ARLINGTON (CBSDFW.COM) – Flags will be lowered in New Jersey Saturday, the day of Whitney Houston’s funeral. But a Marine mom in Arlington says it’s an honor Houston doesn’t deserve.
When Phyllis McGeath heard Gov. Chris Christie had ordered flags lowered to half-staff for Houston, she said she felt a pain deep inside her.
“I was hurt and offended. Disappointed. Saddened,” she said. “I felt like the honor that was given to my son was tarnished.”
McGeath had three sons who were active duty Marines.
Her oldest, Philip, was killed by a suicide bomber just four weeks ago in Afghanistan. He was 25.
“They killed my son.They took his body away from me,” she said, overcome by emotion.
Arizona, the McGeath’s former home state, lowered their flags in his honor.
“That honor meant a lot to me,” McGeath said.
McGeath says Houston is not deserving of that same honor.
“Nothing against Ms. Houston because she was a beautiful singer and I was a fan for years,” McGeath said.
But, “It was like putting them on the same level. And I know how my son lived. And I know through the media how Ms. Houston lived,” she said.
New Jersey’s Governor, Chris Christie, defended his decision to lower the flags in his state saying he wasn’t honoring Houston as a role model but as “a daughter of New Jersey.”

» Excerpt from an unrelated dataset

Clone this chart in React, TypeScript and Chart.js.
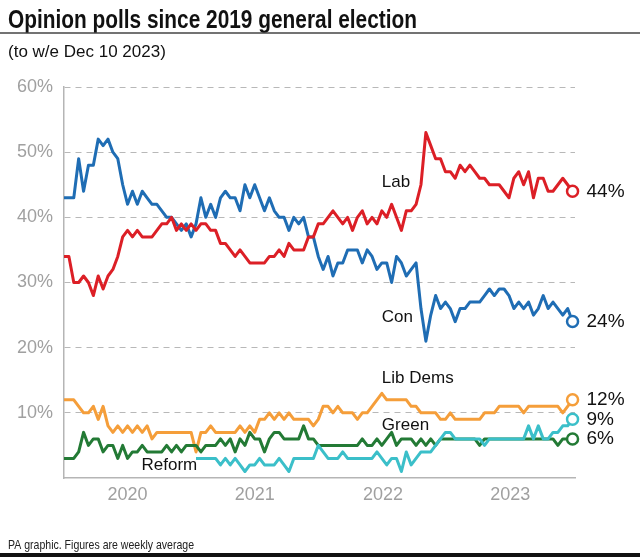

Christie is a conservative Republican. He’s also a former U.S. Attorney who recently called for mandatory drug treatment for non-violent offenders. But he said Houston’s substance abuse issues shouldn’t negate her achievements.
“There but for the grace of God go I,” he said.
Federal law authorizes governors of American states to order flags lowered to half-staff for state officials or residents who’ve died.
There is no law or rule that requires the person being honored to have been a politician or a service member.
Christie approved a similar order when Bruce Springsteen’s E Street Band member Clarence Clemons died last June.
Thinking about the recent death of her Marine son, McGeath said, “It frustrates me all the attention this one lady is being given for dying. When our son died, it was initially a one liner in the newspaper.”
Houston also sang the National Anthem in 1991 to returning Gulf War service members. But for Phyllis McGeath singing and fighting on the front lines are two very different things.
“My son gave his life,” she said. “He gave his life.”